En Bulgarie, province de l’Empire ottoman, le pouvoir suprême introduisit le système turc de féodalité militaire. Sur la base des traditions et des lois ottomanes, les Bulgares devinrent des rayias (sujets) de l’Empire. Les paysans, qui représentaient l’immense majorité du peuple, furent attachés à la terre des féodaux ou aux possessions féodales du sultan et de son entourage. Le rayia était tenu de travailler gratuitement (angarija) et de payer différentes lourdes charges fiscales en argent et en nature (au nombre de plus de 90). De plus, aux yeux des conquérants, les Bulgares chrétiens restaient des « infidèles ».

Très lourds étaient les impôts de discrimination religieuse, qui étaient payés uniquement par les « infidèles » : le djizya (impôt général), le haraç (droit de travailler la terre), le devširme (impôt du sang), etc. Il y avait aussi l’impôt de la « respiration de l’air ».
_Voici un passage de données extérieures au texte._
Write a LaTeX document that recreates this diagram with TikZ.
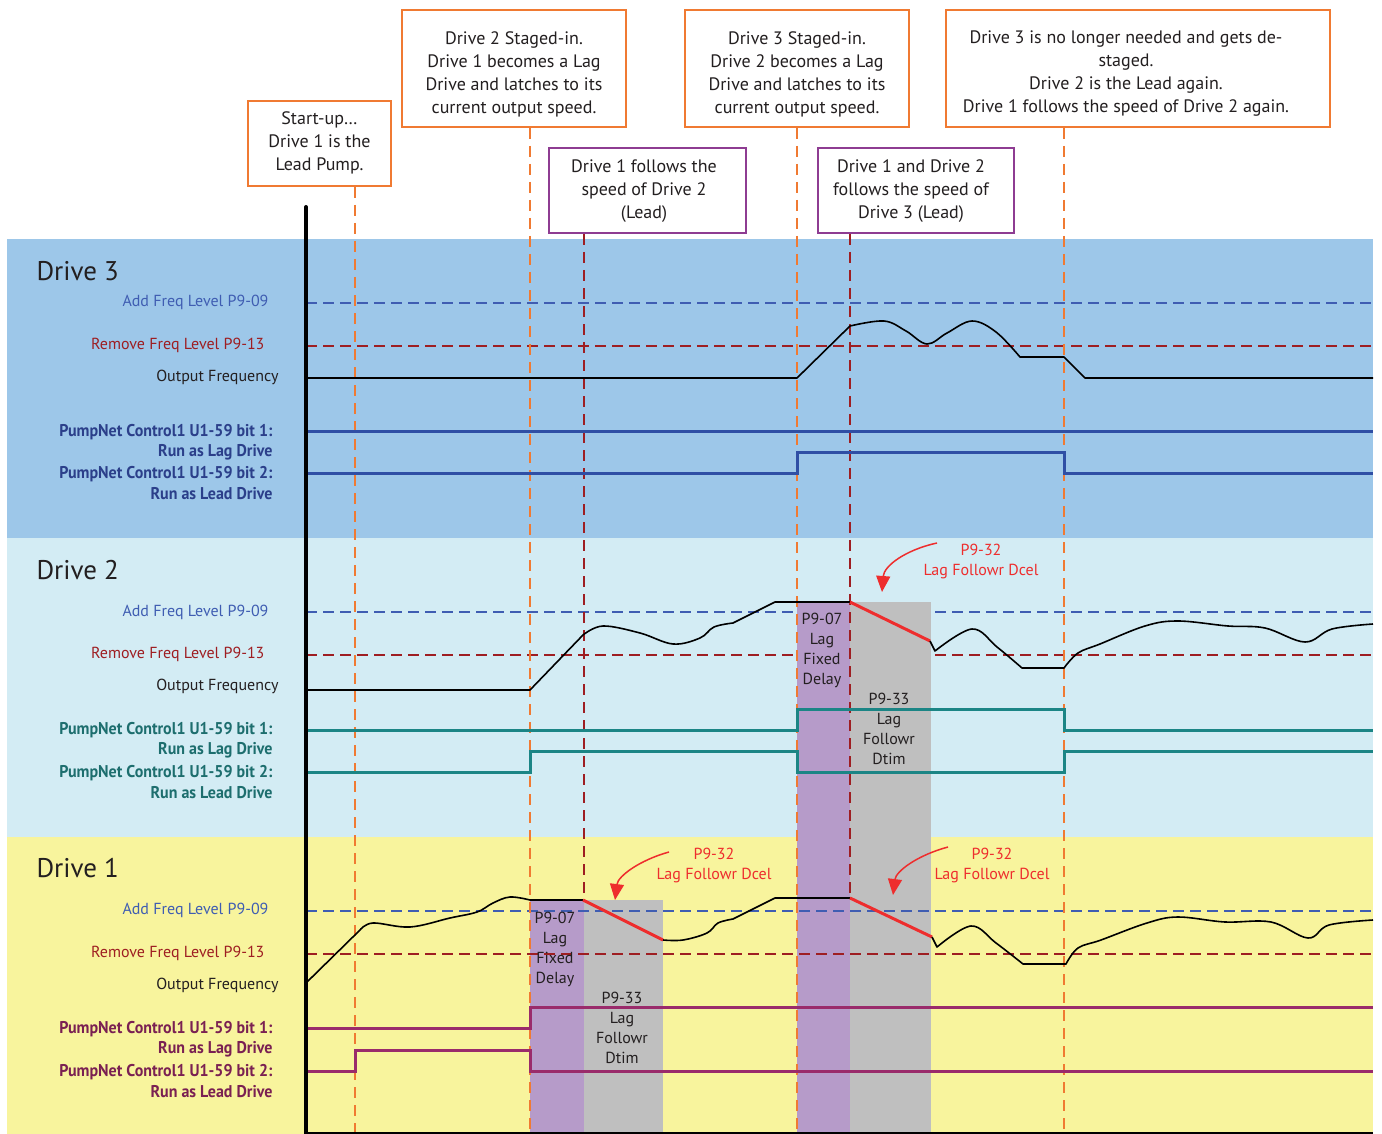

Les Bulgares n’avaient pas accès aux fonctions administratives. Seules quelques petites communautés remplissaient des fonctions spéciales (servir dans les trains régimentaires de l’armée turque, garder les colis, etc.) et étaient exemptes des impôts de discrimination religieuse. Lorsque les Bulgares recevaient l’autorisation de construire une église (contre des rachats très élevés), cette dernière devait être petite et bien cachée pour ne pas irriter les fidèles musulmans, alors que les mosquées des conquérants étaient édifiées sur les places publiques, avec des dimensions monumentales.